Figure 6 shows results using a mix of human demonstrations, where the human sometimes successfully navigates the lander to the goal state, but sometimes fails, and almost never optimally. The shaded area represents the standard deviation learning over 10 independent trials on the same demonstration data. DQN reaches an average performance of 187 after 300 independent learning trials, where as these results show learning from demonstration significantly reduce the time needed by the agent to learn independently, similar to Smart and Kaelbling.

Fig. 6
figure 6

Human demonstrations are provided in phase 1 and then the agent learns autonomously in phase 2. Although the performance of the demonstrations is far from optimal, the deep Q-learning agent is able to use these demonstrations to quickly achieve a near-optimal performance in less than half the time of an agent without such demonstrations

5.5 Example results: learning from human feedback

The TAMER algorithm [24] can also be used for an agent to learn in Lunar Lander. In this case, we remove the environmental reward and the agent may only learn to try to maximize human feedback. On every timestep, the human can provide no feedback, positive feedback (good), or negative feedback (bad).

Figure 7 shows TAMER updating weights in a neural network to try to maximize the human’s feedback. The human can provide feedback for the first 5 episodes, after which the agent must perform on its own. While the agent performs lower than 200 after the human leaves, it is still quite good compared to training autonomously for only 20 episodes (where an autonomously learning agent would typically have a reward of roughly -200). For comparison, a trained Sarsa agent could also give feedback to the TAMER agent at random intervals, but for the same total amount of feedback as the human. In this case, the TAMER agent does not see a significant drop when the Sarsa agent stops providing feedback to the TAMER agent. However, final performance is not as high when using an agent as a teacher, suggesting that the human teacher is able to provide feedback at more important times in the TAMER agent’s training.

Fig. 7
figure 7

A member of the IRL lab used positive and negative feedback to train an agent to learn lunar lander with no environmental reward

5.6 Future enhancements

In the future, in addition to increased documentation and inevitable bug fixes, we plan the following enhancements:

  • Implement more OpenAI Gym compatible environments such as Mar.io and Minecraft-type environments.

  • Allow the user to fast forward and rewind in order to provide feedback.

  • Provide code supporting additional algorithms that can learn from human teachers (with or without an additional environmental reward) out of the box.

  • Introduce more generalized agent examples that are not specific to any particular function approximator.

6 Conclusion

This article has summarized some current approaches that allow RL students to learn from human or agent teachers, as well as important open questions.
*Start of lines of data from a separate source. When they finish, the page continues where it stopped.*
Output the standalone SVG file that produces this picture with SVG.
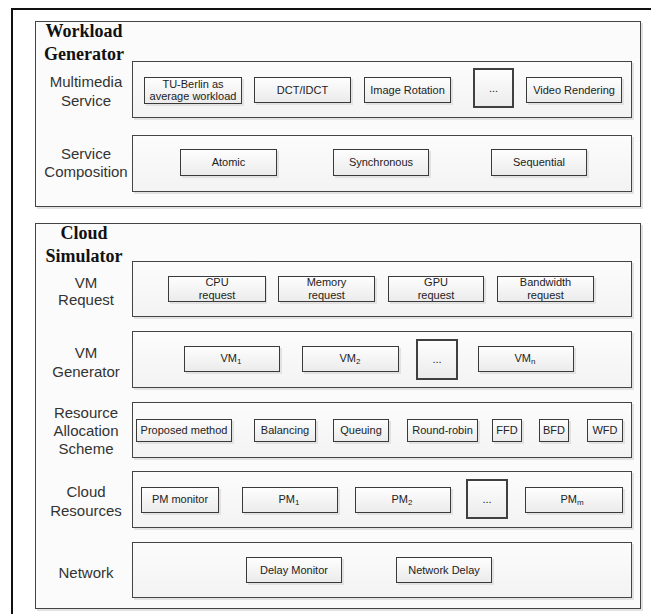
<svg xmlns="http://www.w3.org/2000/svg" width="651" height="614" viewBox="0 0 651 614">
<defs>
<linearGradient id="gIn" x1="0" y1="0" x2="0" y2="1">
<stop offset="0" stop-color="#fefefe"/>
<stop offset="1" stop-color="#ebebeb"/>
</linearGradient>
<linearGradient id="gRow" x1="0" y1="0" x2="0" y2="1">
<stop offset="0" stop-color="#fcfcfc"/>
<stop offset="1" stop-color="#f3f3f3"/>
</linearGradient>
<style>
.frame{fill:none;stroke:#111;stroke-width:2}
.cont{fill:#fbfbfb;stroke:#444;stroke-width:1}
.row{fill:url(#gRow);stroke:#444;stroke-width:1}
.box{fill:url(#gIn);stroke:#3a3a3a;stroke-width:1}
.dots{fill:url(#gIn);stroke:#404040;stroke-width:2}
.sh{fill:#e2e2e2}
.title{font-family:"Liberation Serif","Times New Roman",serif;font-weight:bold;font-size:18px;fill:#111;text-anchor:middle}
.lab{font-family:"Liberation Sans",Arial,sans-serif;font-size:15px;fill:#333;text-anchor:middle}
.t{font-family:"Liberation Sans",Arial,sans-serif;font-size:11px;fill:#222;text-anchor:middle}
.sub{font-size:8px}
</style>
</defs>
<rect x="0" y="0" width="651" height="614" fill="#fff"/>
<path class="frame" d="M12,614 V9 H651"/>

<g id="workload-generator">
<rect class="sh" x="37" y="23" width="606" height="186"/>
<rect class="cont" x="35.5" y="21.5" width="605" height="185"/>
<text class="title" x="84" y="37">Workload</text>
<text class="title" x="84" y="60">Generator</text>
</g>

<g id="multimedia-service">
<rect class="sh" x="134" y="63" width="500" height="57"/>
<rect class="row" x="132.5" y="61.5" width="499" height="56"/>
<text class="lab" x="86" y="87">Multimedia</text>
<text class="lab" x="86" y="106">Service</text>
</g>
<g id="tu-berlin"><rect class="sh" x="146" y="79" width="98" height="27"/><rect class="box" x="144.5" y="77.5" width="97" height="26"/><text class="t" x="193" y="88">TU-Berlin as</text><text class="t" x="193" y="100">average workload</text></g>
<g id="dct"><rect class="sh" x="256" y="79" width="97" height="26"/><rect class="box" x="254.5" y="77.5" width="96" height="25"/><text class="t" x="302.5" y="94">DCT/IDCT</text></g>
<g id="image-rotation"><rect class="sh" x="366" y="79" width="87" height="26"/><rect class="box" x="364.5" y="77.5" width="86" height="25"/><text class="t" x="407.5" y="94">Image Rotation</text></g>
<g id="ellipsis-1"><rect class="dots" x="474" y="69" width="39" height="38"/><text class="t" x="493.5" y="92">...</text></g>
<g id="video-rendering"><rect class="sh" x="528" y="79" width="96" height="26"/><rect class="box" x="526.5" y="77.5" width="95" height="25"/><text class="t" x="574" y="94">Video Rendering</text></g>

<g id="service-composition">
<rect class="sh" x="134" y="137" width="500" height="57"/>
<rect class="row" x="132.5" y="135.5" width="499" height="56"/>
<text class="lab" x="86" y="159">Service</text>
<text class="lab" x="86" y="177">Composition</text>
</g>
<g id="atomic"><rect class="sh" x="182" y="151" width="97" height="27"/><rect class="box" x="180.5" y="149.5" width="96" height="26"/><text class="t" x="228.5" y="166">Atomic</text></g>
<g id="synchronous"><rect class="sh" x="335" y="151" width="96" height="27"/><rect class="box" x="333.5" y="149.5" width="95" height="26"/><text class="t" x="381" y="166">Synchronous</text></g>
<g id="sequential"><rect class="sh" x="493" y="151" width="96" height="27"/><rect class="box" x="491.5" y="149.5" width="95" height="26"/><text class="t" x="539" y="166">Sequential</text></g>

<g id="cloud-simulator">
<rect class="sh" x="37" y="225" width="606" height="386"/>
<rect class="cont" x="35.5" y="223.5" width="605" height="385"/>
<text class="title" x="84" y="239">Cloud</text>
<text class="title" x="84" y="262">Simulator</text>
</g>

<g id="vm-request">
<rect class="sh" x="134" y="263" width="500" height="56"/>
<rect class="row" x="132.5" y="261.5" width="499" height="55"/>
<text class="lab" x="86" y="288">VM</text>
<text class="lab" x="86" y="305">Request</text>
</g>
<g id="cpu-request"><rect class="sh" x="170" y="278" width="97" height="26"/><rect class="box" x="168.5" y="276.5" width="97" height="25"/><text class="t" x="217" y="286">CPU</text><text class="t" x="217" y="299">request</text></g>
<g id="memory-request"><rect class="sh" x="280" y="278" width="97" height="26"/><rect class="box" x="278.5" y="276.5" width="96" height="25"/><text class="t" x="326.5" y="286">Memory</text><text class="t" x="326.5" y="299">request</text></g>
<g id="gpu-request"><rect class="sh" x="390" y="278" width="96" height="26"/><rect class="box" x="388.5" y="276.5" width="95" height="25"/><text class="t" x="436" y="286">GPU</text><text class="t" x="436" y="299">request</text></g>
<g id="bandwidth-request"><rect class="sh" x="499" y="278" width="97" height="26"/><rect class="box" x="497.5" y="276.5" width="96" height="25"/><text class="t" x="545.5" y="286">Bandwidth</text><text class="t" x="545.5" y="299">request</text></g>

<g id="vm-generator">
<rect class="sh" x="134" y="333" width="500" height="57"/>
<rect class="row" x="132.5" y="331.5" width="499" height="56"/>
<text class="lab" x="86" y="358">VM</text>
<text class="lab" x="86" y="377">Generator</text>
</g>
<g id="vm1"><rect class="sh" x="186" y="348" width="96" height="26"/><rect class="box" x="184.5" y="346.5" width="95" height="25"/><text class="t" x="231" y="362">VM<tspan class="sub" dy="2">1</tspan></text></g>
<g id="vm2"><rect class="sh" x="304" y="348" width="97" height="26"/><rect class="box" x="302.5" y="346.5" width="96" height="25"/><text class="t" x="350" y="362">VM<tspan class="sub" dy="2">2</tspan></text></g>
<g id="ellipsis-2"><rect class="dots" x="417" y="340" width="40" height="39"/><text class="t" x="437" y="363">...</text></g>
<g id="vmn"><rect class="sh" x="480" y="348" width="96" height="26"/><rect class="box" x="478.5" y="346.5" width="95" height="25"/><text class="t" x="525" y="362">VM<tspan class="sub" dy="2">n</tspan></text></g>

<g id="resource-allocation-scheme">
<rect class="sh" x="134" y="404" width="500" height="56"/>
<rect class="row" x="132.5" y="402.5" width="499" height="55"/>
<text class="lab" x="86" y="418">Resource</text>
<text class="lab" x="86" y="436">Allocation</text>
<text class="lab" x="86" y="454">Scheme</text>
</g>
<g id="proposed-method"><rect class="sh" x="138" y="421" width="96" height="23"/><rect class="box" x="136.5" y="419.5" width="95" height="22"/><text class="t" x="184" y="434">Proposed method</text></g>
<g id="balancing"><rect class="sh" x="256" y="421" width="62" height="23"/><rect class="box" x="254.5" y="419.5" width="61" height="22"/><text class="t" x="285" y="434">Balancing</text></g>
<g id="queuing"><rect class="sh" x="335" y="421" width="56" height="23"/><rect class="box" x="333.5" y="419.5" width="55" height="22"/><text class="t" x="361" y="434">Queuing</text></g>
<g id="round-robin"><rect class="sh" x="409" y="421" width="71" height="23"/><rect class="box" x="407.5" y="419.5" width="70" height="22"/><text class="t" x="442.5" y="434">Round-robin</text></g>
<g id="ffd"><rect class="sh" x="494" y="421" width="30" height="23"/><rect class="box" x="492.5" y="419.5" width="29" height="22"/><text class="t" x="507" y="434">FFD</text></g>
<g id="bfd"><rect class="sh" x="541" y="421" width="30" height="23"/><rect class="box" x="539.5" y="419.5" width="29" height="22"/><text class="t" x="554" y="434">BFD</text></g>
<g id="wfd"><rect class="sh" x="589" y="421" width="36" height="23"/><rect class="box" x="587.5" y="419.5" width="35" height="22"/><text class="t" x="605" y="434">WFD</text></g>

<g id="cloud-resources">
<rect class="sh" x="134" y="473" width="500" height="57"/>
<rect class="row" x="132.5" y="471.5" width="499" height="56"/>
<text class="lab" x="86" y="497">Cloud</text>
<text class="lab" x="86" y="516">Resources</text>
</g>
<g id="pm-monitor"><rect class="sh" x="143" y="489" width="78" height="26"/><rect class="box" x="141.5" y="487.5" width="77" height="25"/><text class="t" x="180" y="503">PM monitor</text></g>
<g id="pm1"><rect class="sh" x="244" y="489" width="96" height="26"/><rect class="box" x="242.5" y="487.5" width="95" height="25"/><text class="t" x="289" y="503">PM<tspan class="sub" dy="2">1</tspan></text></g>
<g id="pm2"><rect class="sh" x="357" y="489" width="96" height="26"/><rect class="box" x="355.5" y="487.5" width="95" height="25"/><text class="t" x="402" y="503">PM<tspan class="sub" dy="2">2</tspan></text></g>
<g id="ellipsis-3"><rect class="dots" x="467" y="480" width="40" height="38"/><text class="t" x="487" y="503">...</text></g>
<g id="pmm"><rect class="sh" x="527" y="489" width="98" height="26"/><rect class="box" x="525.5" y="487.5" width="97" height="25"/><text class="t" x="572" y="503">PM<tspan class="sub" dy="2">m</tspan></text></g>

<g id="network">
<rect class="sh" x="134" y="544" width="500" height="56"/>
<rect class="row" x="132.5" y="542.5" width="499" height="55"/>
<text class="lab" x="86" y="578">Network</text>
</g>
<g id="delay-monitor"><rect class="sh" x="248" y="559" width="96" height="26"/><rect class="box" x="246.5" y="557.5" width="95" height="25"/><text class="t" x="294" y="574">Delay Monitor</text></g>
<g id="network-delay"><rect class="sh" x="398" y="559" width="96" height="26"/><rect class="box" x="396.5" y="557.5" width="95" height="25"/><text class="t" x="444" y="574">Network Delay</text></g>

<g id="connectors"></g>
</svg>
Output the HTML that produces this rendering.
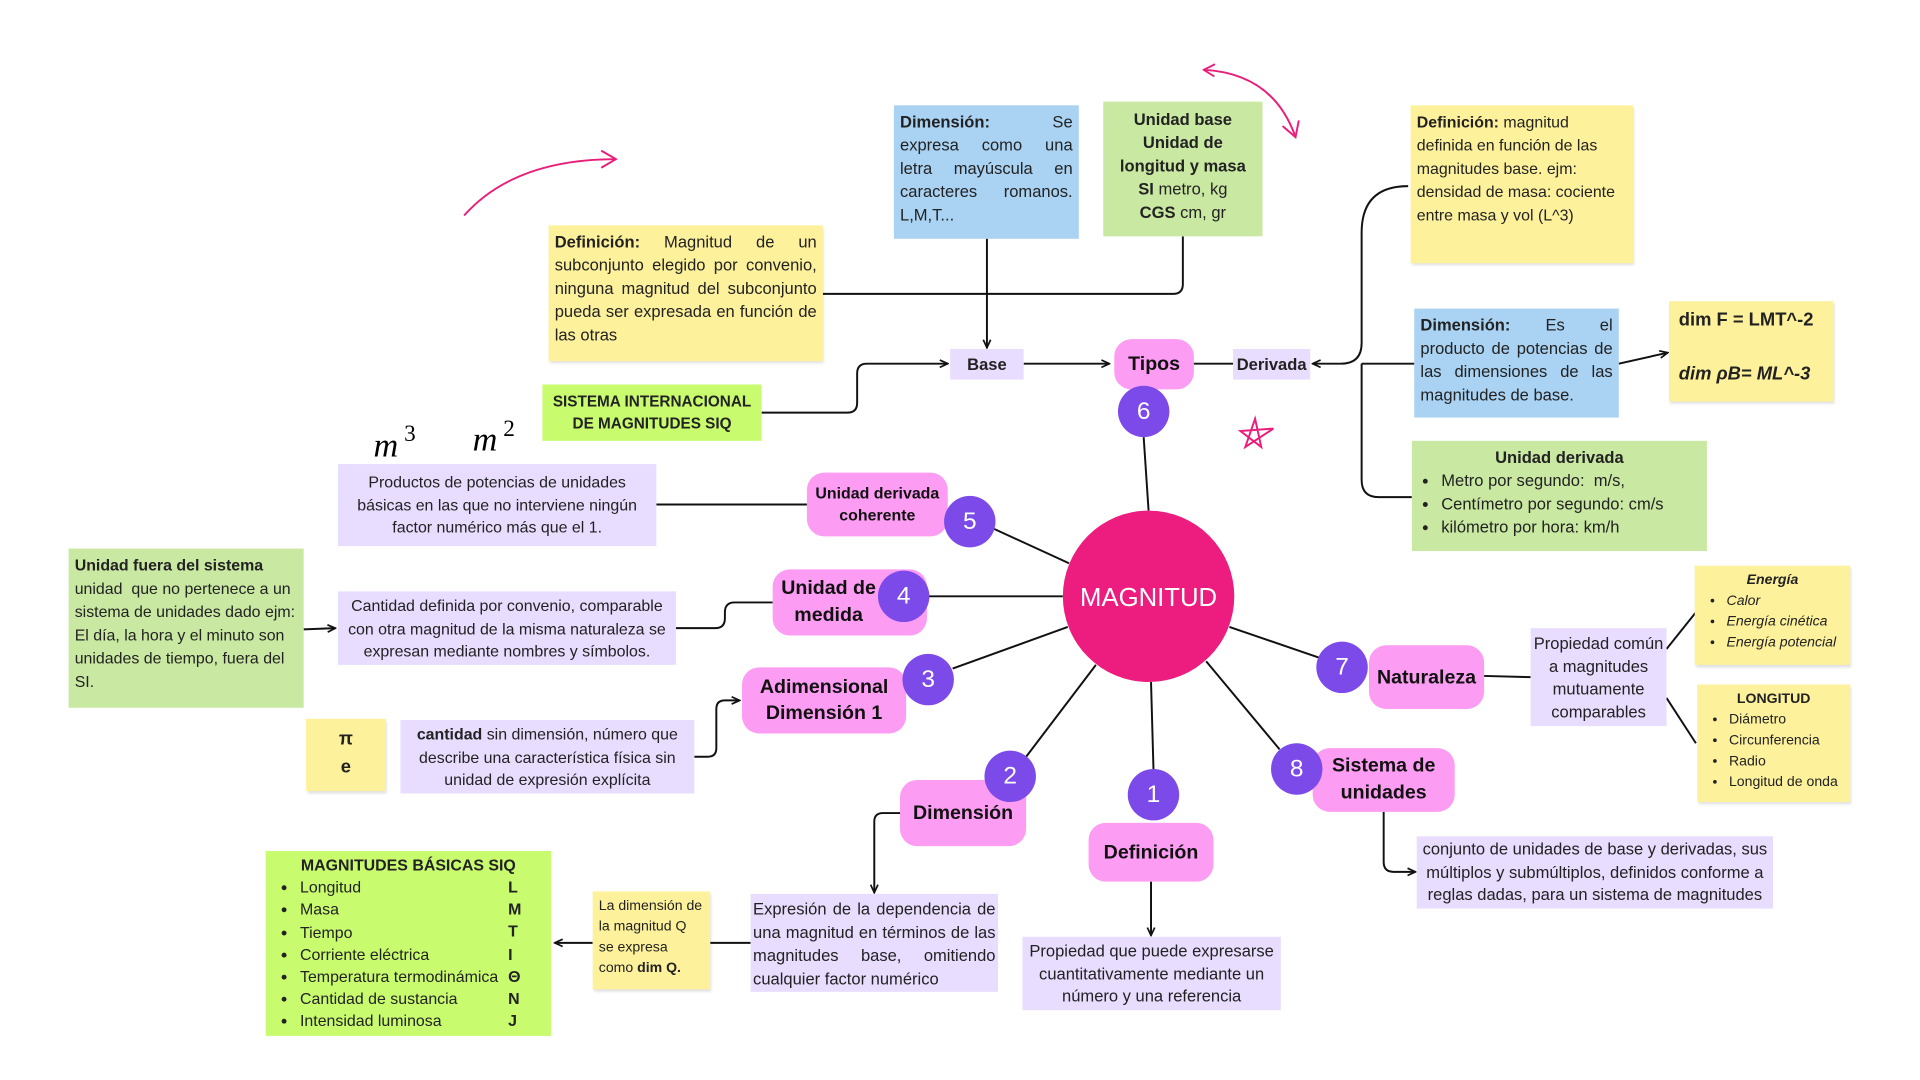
<!DOCTYPE html>
<html><head><meta charset="utf-8"><style>
html,body{margin:0;padding:0;background:#fff;width:1920px;height:1080px;overflow:hidden}
#s{position:absolute;left:0;top:0;width:1568px;height:882px;transform:scale(1.22449);transform-origin:0 0;font-family:"Liberation Sans",sans-serif;color:#222}
.b{position:absolute;box-sizing:border-box;font-size:13.5px;line-height:19px}
.lav{background:#e8dcff}
.blu{background:#a9d2f3}
.grn{background:#c9e8a2}
.bgr{background:#c9fb6f}
.yel{background:#fdf19b;box-shadow:1px 2px 2px rgba(0,0,0,.12)}
.pk{background:#fc9cf3;border-radius:14px;font-weight:bold;text-align:center;display:flex;align-items:center;justify-content:center;color:#111}
.c{position:absolute;border-radius:50%;background:#7c4ae8;color:#fff;display:flex;align-items:center;justify-content:center;font-size:20px}
.j{text-align:justify}
ul{margin:0;padding-left:16px}
</style></head><body><div id="s">
<svg width="1568" height="882" style="position:absolute;left:0;top:0">
<defs><marker id="a" markerUnits="userSpaceOnUse" markerWidth="8" markerHeight="8" refX="7" refY="4" orient="auto"><path d="M0.5,1 L7,4 L0.5,7" fill="none" stroke="#111" stroke-width="1.4"/></marker>
<marker id="p" markerUnits="userSpaceOnUse" markerWidth="16" markerHeight="16" refX="13" refY="8" orient="auto"><path d="M1,1 L13,8 L1,15" fill="none" stroke="#e91e7a" stroke-width="1.6"/></marker>
<marker id="ps" markerUnits="userSpaceOnUse" markerWidth="12" markerHeight="12" refX="1" refY="6" orient="auto"><path d="M10,1 L1,6 L10,11" fill="none" stroke="#e91e7a" stroke-width="1.5"/></marker></defs>
<g stroke="#111" stroke-width="1.6" fill="none">
<path d="M836,297 L906,297" marker-end="url(#a)"/>
<path d="M975,297 L1007,297"/>
<path d="M1150,152 Q1112,152 1112,190 L1112,280 Q1112,297 1095,297 L1072,297" marker-end="url(#a)"/>
<path d="M1155,297 L1112,297"/>
<path d="M1112,297 L1112,392 Q1112,406 1126,406 L1153,406"/>
<path d="M1322,297 L1362,288" marker-end="url(#a)"/>
<path d="M672,240 L806,240"/>
<path d="M806,195 L806,284" marker-end="url(#a)"/>
<path d="M966,193 L966,232 Q966,240 958,240 L806,240"/>
<path d="M622,337 L692,337 Q700,337 700,329 L700,305 Q700,297 708,297 L774,297" marker-end="url(#a)"/>
<path d="M934,357 L938,417"/>
<path d="M536,412 L659,412"/>
<path d="M812,432 L873,460"/>
<path d="M248,514 L274,513" marker-end="url(#a)"/>
<path d="M552,513 L584,513 Q592,513 592,505 L592,500 Q592,492 600,492 L631,492"/>
<path d="M758,487 L868,487"/>
<path d="M567,618 L578,618 Q585,618 585,611 L585,579 Q585,572 592,572 L604,572" marker-end="url(#a)"/>
<path d="M778,546 L872,512"/>
<path d="M838,618 L895,543"/>
<path d="M735,664 L721,664 Q714,664 714,671 L714,729" marker-end="url(#a)"/>
<path d="M613,770 L580,770"/>
<path d="M484,770 L453,770" marker-end="url(#a)"/>
<path d="M942,628 L940,557"/>
<path d="M940,720 L940,764" marker-end="url(#a)"/>
<path d="M1045,612 L985,540"/>
<path d="M1077,537 L1004,512"/>
<path d="M1212,552 L1250,553"/>
<path d="M1361,530 L1385,500"/>
<path d="M1361,570 L1385,607"/>
<path d="M1130,663 L1130,704 Q1130,712 1138,712 L1156,712" marker-end="url(#a)"/>
</g>
<g stroke="#e91e7a" stroke-width="1.6" fill="none">
<path d="M379,176 Q420,130 503,130" marker-end="url(#p)"/>
<path d="M983,57 Q1040,60 1058,112" marker-start="url(#ps)" marker-end="url(#p)"/>
<path d="M1025,342 L1030,365 L1013,352 L1040,350 L1017,365 Z"/>
</g>
<circle cx="938" cy="487" r="70" fill="#ec1d7f"/>
<text x="938" y="495" text-anchor="middle" fill="#fff" font-size="21" font-family="Liberation Sans">MAGNITUD</text>
<text x="305" y="373" font-size="28" font-style="italic" font-family="Liberation Serif">m</text><text x="330" y="360" font-size="19" font-family="Liberation Serif">3</text>
<text x="386" y="368" font-size="28" font-style="italic" font-family="Liberation Serif">m</text><text x="411" y="356" font-size="19" font-family="Liberation Serif">2</text>
</svg>

<div class="b lav" style="left:776px;top:285px;width:60px;height:25px;font-weight:bold;text-align:center;line-height:25px">Base</div>
<div class="b lav" style="left:1007px;top:285px;width:63px;height:25px;font-weight:bold;text-align:center;line-height:25px">Derivada</div>
<div class="b pk" style="left:910px;top:277px;width:65px;height:41px;font-size:16px">Tipos</div>
<div class="b pk" style="left:659px;top:386px;width:115px;height:52px;font-size:13px;line-height:18px">Unidad derivada<br>coherente</div>
<div class="b pk" style="left:631px;top:465px;width:126px;height:54px;font-size:16px;line-height:22px;justify-content:flex-start;padding-left:7px">Unidad de<br>medida</div>
<div class="b pk" style="left:606px;top:545px;width:134px;height:54px;font-size:16px;line-height:21px">Adimensional<br>Dimensión 1</div>
<div class="b pk" style="left:735px;top:637px;width:103px;height:54px;font-size:16px">Dimensión</div>
<div class="b pk" style="left:889px;top:672px;width:102px;height:48px;font-size:16px">Definición</div>
<div class="b pk" style="left:1118px;top:527px;width:94px;height:52px;font-size:16px">Naturaleza</div>
<div class="b pk" style="left:1072px;top:611px;width:116px;height:52px;font-size:16px;line-height:22px">Sistema de<br>unidades</div>

<div class="c" style="left:913px;top:315px;width:42px;height:42px">6</div>
<div class="c" style="left:771px;top:405px;width:42px;height:42px">5</div>
<div class="c" style="left:717px;top:466px;width:42px;height:42px">4</div>
<div class="c" style="left:737px;top:534px;width:42px;height:42px">3</div>
<div class="c" style="left:804px;top:613px;width:42px;height:42px">2</div>
<div class="c" style="left:921px;top:628px;width:42px;height:42px">1</div>
<div class="c" style="left:1075px;top:524px;width:42px;height:42px">7</div>
<div class="c" style="left:1038px;top:607px;width:42px;height:42px">8</div>

<div class="b blu j" style="left:730px;top:86px;width:151px;height:109px;padding:4px 5px"><b>Dimensión:</b> Se expresa como una letra mayúscula en caracteres romanos. L,M,T...</div>
<div class="b blu j" style="left:1155px;top:252px;width:167px;height:89px;padding:4px 5px"><b>Dimensión:</b> Es el producto de potencias de las dimensiones de las magnitudes de base.</div>
<div class="b grn" style="left:901px;top:83px;width:130px;height:110px;padding:5px 4px;text-align:center"><b>Unidad base<br>Unidad de longitud y masa<br>SI</b> metro, kg<br><b>CGS</b> cm, gr</div>
<div class="b grn" style="left:1153px;top:360px;width:241px;height:90px;padding:4px 8px"><div style="text-align:center;font-weight:bold">Unidad derivada</div><ul><li>Metro por segundo:&nbsp; m/s,</li><li>Centímetro por segundo: cm/s</li><li>kilómetro por hora: km/h</li></ul></div>
<div class="b grn" style="left:56px;top:448px;width:192px;height:130px;padding:4px 5px;font-size:13px"><b>Unidad fuera del sistema</b><br>unidad&nbsp; que no pertenece a un sistema de unidades dado ejm: El día, la hora y el minuto son unidades de tiempo, fuera del SI.</div>
<div class="b bgr" style="left:443px;top:314px;width:179px;height:46px;padding:5px 2px;text-align:center;font-weight:bold;font-size:12.5px;line-height:18px">SISTEMA INTERNACIONAL<br>DE MAGNITUDES SIQ</div>
<div class="b bgr" style="left:217px;top:695px;width:233px;height:151px;padding:3px 12px;font-size:13px;line-height:18.2px"><div style="text-align:center;font-weight:bold">MAGNITUDES BÁSICAS SIQ</div>
<ul style="position:relative"><li>Longitud</li><li>Masa</li><li>Tiempo</li><li>Corriente eléctrica</li><li>Temperatura termodinámica</li><li>Cantidad de sustancia</li><li>Intensidad luminosa</li></ul>
<div style="position:absolute;left:198px;top:21px;font-weight:bold;line-height:18.2px">L<br>M<br>T<br>I<br>Θ<br>N<br>J</div></div>

<div class="b yel j" style="left:448px;top:184px;width:224px;height:111px;padding:4px 5px"><b>Definición:</b> Magnitud de un subconjunto elegido por convenio, ninguna magnitud del subconjunto pueda ser expresada en función de las otras</div>
<div class="b yel" style="left:1152px;top:86px;width:182px;height:129px;padding:4px 5px;font-size:13px"><b>Definición:</b> magnitud definida en función de las magnitudes base. ejm: densidad de masa: cociente entre masa y vol (L^3)</div>
<div class="b yel" style="left:1363px;top:246px;width:134px;height:82px;padding:5px 8px;font-weight:bold;font-size:15px;line-height:22px">dim F = LMT^-2<br><br><i>dim ρB= ML^-3</i></div>
<div class="b yel" style="left:1384px;top:462px;width:127px;height:81px;padding:4px 8px;font-size:11.5px;line-height:17px;font-style:italic"><div style="text-align:center;font-weight:bold">Energía</div><ul style="padding-left:18px"><li>Calor</li><li>Energía cinética</li><li>Energía potencial</li></ul></div>
<div class="b yel" style="left:1386px;top:559px;width:125px;height:96px;padding:4px 8px;font-size:11.5px;line-height:17px"><div style="text-align:center;font-weight:bold">LONGITUD</div><ul style="padding-left:18px"><li>Diámetro</li><li>Circunferencia</li><li>Radio</li><li>Longitud de onda</li></ul></div>
<div class="b yel" style="left:250px;top:587px;width:65px;height:59px;padding:5px 0;text-align:center;font-weight:bold;font-size:15px;line-height:23px">π<br>e</div>
<div class="b yel" style="left:484px;top:728px;width:96px;height:80px;padding:4px 5px;font-size:11.5px;line-height:17px">La dimensión de la magnitud Q se expresa como <b>dim Q.</b></div>

<div class="b lav" style="left:276px;top:379px;width:260px;height:67px;padding:6px 5px;text-align:center;font-size:13px;line-height:18.5px">Productos de potencias de unidades básicas en las que no interviene ningún factor numérico más que el 1.</div>
<div class="b lav" style="left:276px;top:483px;width:276px;height:60px;padding:3px 3px;text-align:center;font-size:13px;line-height:18.5px">Cantidad definida por convenio, comparable con otra magnitud de la misma naturaleza se expresan mediante nombres y símbolos.</div>
<div class="b lav" style="left:327px;top:588px;width:240px;height:60px;padding:3px 4px;text-align:center;font-size:13px;line-height:18.5px"><b>cantidad</b> sin dimensión, número que describe una característica física sin unidad de expresión explícita</div>
<div class="b lav j" style="left:613px;top:730px;width:202px;height:80px;padding:3px 2px;font-size:13.5px">Expresión de la dependencia de una magnitud en términos de las magnitudes base, omitiendo cualquier factor numérico</div>
<div class="b lav" style="left:835px;top:765px;width:211px;height:60px;padding:3px 2px;text-align:center;font-size:13.5px;line-height:18.5px">Propiedad que puede expresarse cuantitativamente mediante un número y una referencia</div>
<div class="b lav" style="left:1250px;top:513px;width:111px;height:80px;padding:4px 2px;text-align:center;font-size:13.5px;line-height:18.5px">Propiedad común a magnitudes mutuamente comparables</div>
<div class="b lav" style="left:1157px;top:683px;width:291px;height:59px;padding:2px 2px;text-align:center;font-size:13.5px;line-height:18.5px">conjunto de unidades de base y derivadas, sus múltiplos y submúltiplos, definidos conforme a reglas dadas, para un sistema de magnitudes</div>
</div></body></html>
It also introduced HIPPO Gym, an open-source framework for human subject studies in human-RL collaboration. While this article does not provide novel scientific hypotheses or contribute new algorithms, we hope that this collection of open questions and this new tool can significantly improve our community to conduct such research. For example, there have been multiple studies where a “human” teacher is simply a fixed agent, but we argue that “real human teachers” are more realistic to many final use cases, and may provide different insights than agent teachers. Our hope is that by outlining and motivating these questions, and providing a way for researchers to more quickly conduct human experiments, this article will enable a new generation of researchers to begin studying these important questions at the intersection of machine learning and human subjects.